YOUR OBJECTIVE » Write the lines out again, from the top of the material to the line containing "var red = '#ec0a0a';", pictures excluded.

RAW DATA »

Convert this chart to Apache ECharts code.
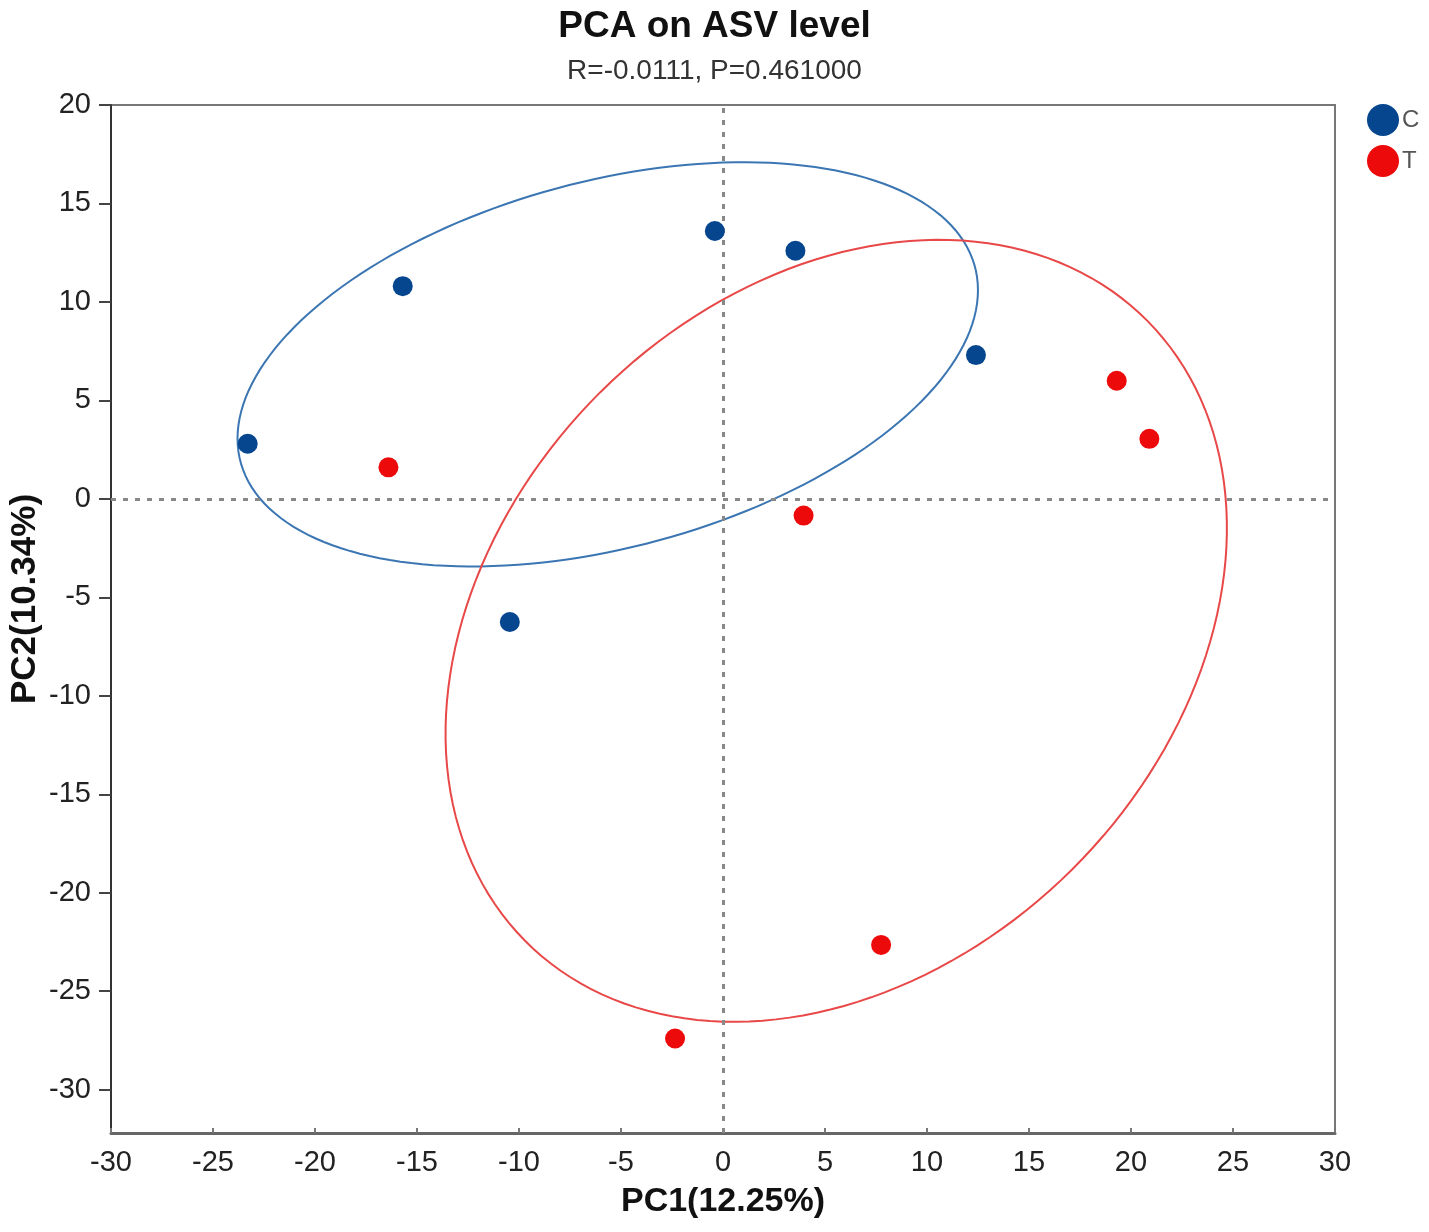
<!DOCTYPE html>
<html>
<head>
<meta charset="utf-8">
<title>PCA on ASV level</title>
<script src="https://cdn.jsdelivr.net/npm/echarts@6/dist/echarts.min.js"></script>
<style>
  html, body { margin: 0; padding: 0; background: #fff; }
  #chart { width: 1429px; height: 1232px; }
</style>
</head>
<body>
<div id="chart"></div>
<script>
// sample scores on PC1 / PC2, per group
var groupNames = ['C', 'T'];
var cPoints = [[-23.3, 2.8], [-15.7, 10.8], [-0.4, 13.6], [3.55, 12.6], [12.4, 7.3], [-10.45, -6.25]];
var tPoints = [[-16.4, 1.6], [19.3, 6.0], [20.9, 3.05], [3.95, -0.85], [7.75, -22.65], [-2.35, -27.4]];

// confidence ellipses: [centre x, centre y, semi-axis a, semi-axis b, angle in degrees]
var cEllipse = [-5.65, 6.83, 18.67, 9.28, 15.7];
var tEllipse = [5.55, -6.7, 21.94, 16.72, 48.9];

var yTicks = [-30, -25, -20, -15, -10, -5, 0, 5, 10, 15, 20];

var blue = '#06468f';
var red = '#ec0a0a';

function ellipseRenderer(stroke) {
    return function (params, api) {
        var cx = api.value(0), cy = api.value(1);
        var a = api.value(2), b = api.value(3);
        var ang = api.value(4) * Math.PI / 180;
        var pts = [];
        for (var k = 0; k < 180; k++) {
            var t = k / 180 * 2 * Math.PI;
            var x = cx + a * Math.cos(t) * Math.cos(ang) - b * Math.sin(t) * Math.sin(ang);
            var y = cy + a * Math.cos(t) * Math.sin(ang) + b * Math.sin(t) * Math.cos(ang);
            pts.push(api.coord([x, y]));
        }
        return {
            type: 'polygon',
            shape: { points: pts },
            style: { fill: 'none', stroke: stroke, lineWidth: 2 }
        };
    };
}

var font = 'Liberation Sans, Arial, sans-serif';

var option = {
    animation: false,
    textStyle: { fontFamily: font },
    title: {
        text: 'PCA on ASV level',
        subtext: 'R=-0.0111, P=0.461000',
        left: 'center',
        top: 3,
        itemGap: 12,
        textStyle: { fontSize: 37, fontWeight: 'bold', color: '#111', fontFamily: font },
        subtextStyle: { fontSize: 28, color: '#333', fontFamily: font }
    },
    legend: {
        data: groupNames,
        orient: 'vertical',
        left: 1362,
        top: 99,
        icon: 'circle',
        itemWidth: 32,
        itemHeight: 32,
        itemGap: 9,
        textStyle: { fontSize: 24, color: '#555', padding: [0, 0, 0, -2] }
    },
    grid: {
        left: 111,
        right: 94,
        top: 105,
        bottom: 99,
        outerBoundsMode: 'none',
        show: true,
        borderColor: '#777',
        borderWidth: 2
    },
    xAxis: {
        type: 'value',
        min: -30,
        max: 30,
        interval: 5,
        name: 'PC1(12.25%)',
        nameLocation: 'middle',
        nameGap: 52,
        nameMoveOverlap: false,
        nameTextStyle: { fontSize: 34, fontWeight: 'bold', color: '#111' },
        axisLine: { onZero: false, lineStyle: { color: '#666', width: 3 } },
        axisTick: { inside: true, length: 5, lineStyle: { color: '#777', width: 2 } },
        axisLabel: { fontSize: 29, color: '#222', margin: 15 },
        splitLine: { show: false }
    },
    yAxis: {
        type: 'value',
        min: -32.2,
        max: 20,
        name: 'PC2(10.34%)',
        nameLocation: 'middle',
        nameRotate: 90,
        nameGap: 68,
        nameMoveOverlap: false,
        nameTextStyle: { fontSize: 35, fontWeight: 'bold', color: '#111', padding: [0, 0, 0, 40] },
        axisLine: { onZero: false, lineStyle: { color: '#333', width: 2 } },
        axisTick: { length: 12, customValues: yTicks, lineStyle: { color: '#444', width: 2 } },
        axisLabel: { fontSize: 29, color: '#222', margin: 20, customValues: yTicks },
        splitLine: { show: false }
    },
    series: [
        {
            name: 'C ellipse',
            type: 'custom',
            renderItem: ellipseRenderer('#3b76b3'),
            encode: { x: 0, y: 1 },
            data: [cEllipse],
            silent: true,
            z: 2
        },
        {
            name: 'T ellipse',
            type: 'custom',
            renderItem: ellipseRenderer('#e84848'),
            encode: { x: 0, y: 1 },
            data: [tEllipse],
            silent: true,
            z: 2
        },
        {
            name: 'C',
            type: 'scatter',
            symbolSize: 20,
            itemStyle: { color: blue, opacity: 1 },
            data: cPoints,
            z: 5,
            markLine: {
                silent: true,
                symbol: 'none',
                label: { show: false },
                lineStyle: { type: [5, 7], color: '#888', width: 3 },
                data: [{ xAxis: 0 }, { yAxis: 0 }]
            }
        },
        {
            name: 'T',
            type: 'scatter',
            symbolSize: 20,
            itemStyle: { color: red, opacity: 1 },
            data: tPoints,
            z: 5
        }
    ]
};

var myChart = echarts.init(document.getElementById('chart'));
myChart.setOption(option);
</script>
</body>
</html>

RESULT OF THIS EXERCISE »
Convert this chart to Apache ECharts code.
<!DOCTYPE html>
<html>
<head>
<meta charset="utf-8">
<title>PCA on ASV level</title>
<script src="https://cdn.jsdelivr.net/npm/echarts@6/dist/echarts.min.js"></script>
<style>
  html, body { margin: 0; padding: 0; background: #fff; }
  #chart { width: 1429px; height: 1232px; }
</style>
</head>
<body>
<div id="chart"></div>
<script>
// sample scores on PC1 / PC2, per group
var groupNames = ['C', 'T'];
var cPoints = [[-23.3, 2.8], [-15.7, 10.8], [-0.4, 13.6], [3.55, 12.6], [12.4, 7.3], [-10.45, -6.25]];
var tPoints = [[-16.4, 1.6], [19.3, 6.0], [20.9, 3.05], [3.95, -0.85], [7.75, -22.65], [-2.35, -27.4]];

// confidence ellipses: [centre x, centre y, semi-axis a, semi-axis b, angle in degrees]
var cEllipse = [-5.65, 6.83, 18.67, 9.28, 15.7];
var tEllipse = [5.55, -6.7, 21.94, 16.72, 48.9];

var yTicks = [-30, -25, -20, -15, -10, -5, 0, 5, 10, 15, 20];

var blue = '#06468f';
var red = '#ec0a0a';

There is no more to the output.